Analysts differ. Some see opportunity in elevated yields for fixed-income investors who have waited years for attractive income. Others worry that sustained high borrowing costs could curb investment and housing activity over time. The term premium, largely absent for years, has reappeared. Investors now demand greater compensation for locking money away over decades. That shift alone explains part of the move in longer yields independent of Fed expectations.
So the bond market has spoken. Yields above policy rates. Hike probabilities climbing. Inflation data refusing to cooperate. The Fed under new leadership must decide whether to follow the market’s lead or risk being seen as behind the curve. History favors the former. Central banks that ignore bond vigilantes often find themselves forced to catch up under less favorable conditions. The coming months will test whether this episode ends in measured tightening or a sharper policy reversal. Markets rarely offer second chances once they lose confidence.

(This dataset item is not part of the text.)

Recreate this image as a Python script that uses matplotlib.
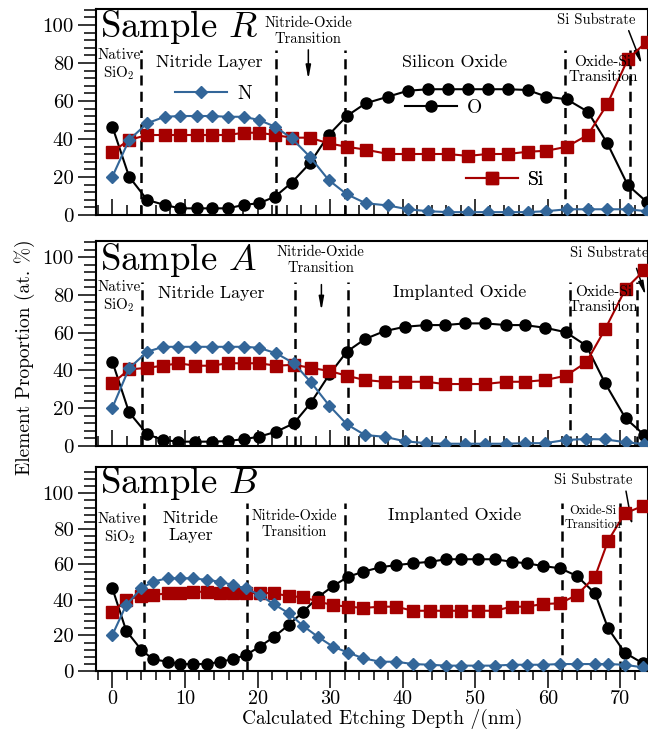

Recent readings reinforce the pressure. The New York Fed’s consumer expectations survey showed one-year-ahead inflation forecasts rising to 3.4% in March. Five-year, five-year forward breakeven rates hover near 2.5%. These metrics do not scream crisis. They do suggest the 2% target remains elusive. And with oil prices elevated and fiscal deficits large, the neutral rate may sit higher than pre-2020 assumptions. Policymakers who cling to old frameworks court trouble.
Jamie Dimon’s warning carries extra force because it comes from a banker who sees credit flows daily. Higher rates and wider spreads erode margins, slow loan growth and weigh on asset values. The Fed’s dual mandate of price stability and maximum employment looks increasingly tilted toward the first. Employment data, while not weak, no longer points to overheating. Inflation does.
In the end, bond prices reflect the aggregate judgment of thousands of portfolio managers allocating real capital. Their collective decision to push yields higher despite recent Fed easing attempts reveals skepticism. That skepticism has only grown with each sticky inflation print and each geopolitical headline. The vigilantes have returned. The Fed must listen. Or pay the price in credibility and economic volatility.